Several weeks ago I was preparing to do my radio show in the basement studios of WRUW. Techno and hip hop blasted for short seconds before being skipped 30 seconds into the future, and then skipped another 30 seconds, then to the next track. Such is the breakneck pace that I set when previewing songs.
Calvin got in early today for one reason or another, and started setting up the turntables that his guest DJ’s use for their live sets. I watched him for a moment in the middle of a snaring break beat trip throttling my senses, and then snapped out of it and ejected the disk. This will get played.
I was about to walk out of the room when I noticed the guy on the other side of the window. Each studio at WRUW looks into the production studio via a large pane glass window. On the other side of this particular window was a 25 year old male, very pale, with large coke bottle glasses and long hair. He was previewing music, and it looked like there wasn’t a thing on this planet he would rather be doing right now.
“You know him?” Calvin asked.
“No, who is he?”
“That’s Steve Who’s Living The Dream.”
Apparently it wasn’t just a Calvin thing. Steve was widely known at WRUW for Living The Dream. You didn’t quite need to ask what that meant, most people intuitively knew, but I asked anyway. It was as I suspected.
Lived with his mom. Didn’t have a job.

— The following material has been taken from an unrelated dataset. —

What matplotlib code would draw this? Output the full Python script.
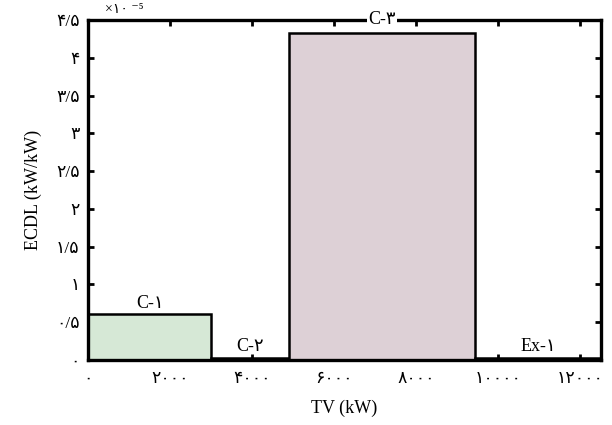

Just hung out, listened to music and played records on the radio.
I understood his moniker to mean two things that at first I thought were different, but I’ve come to understand are the same thing.
1st: He’s a loser.
2nd: He’s doing exactly what you always wanted to do.
Whenever the meaning of life comes up, I’m always pretty comfortable sitting on my cookie cutter answer of “The meaning of life is to be happy.” Ask me what the meaning of happiness is and it gets a little fuzzier, but I don’t think it unreasonable to say it’s up to the individual. If I am only happy knowing I have a successful career, with a beautiful wife and lots of money, then I’ll have to work for that happiness. But if I’m happy just playing records and hanging out, well, why don’t I?
I didn’t ever really attract Steve’s notice, but that didn’t seem to really upset him at all. When I left he was still playing records, scribbling notes on a piece of paper, and generally looking more content with himself than anyone I’ve noticed in a while.
Our requirements for happiness are often a lot more complicated than we would ever like to admit. I’d love to say that the joy of hiking in the wilderness does it for me, but I’d be lying to say that when I’m out there I don’t miss mp3’s, the internet, and Cleveland. Of course, when I’m back in Cleveland all I want to do is run away with a backpack and some sandals and live on a beach somewhere until I run out of books.
I don’t think happiness is something you can ever attain. You can get close, but there is always something that puts that twinkle in your eye. Maybe that’s what happiness really is, the twinkle. Every day spent looking towards the next mountain, the next project, the next radio show. Living may be loving the parts, but happiness might just be falling asleep and waking up again.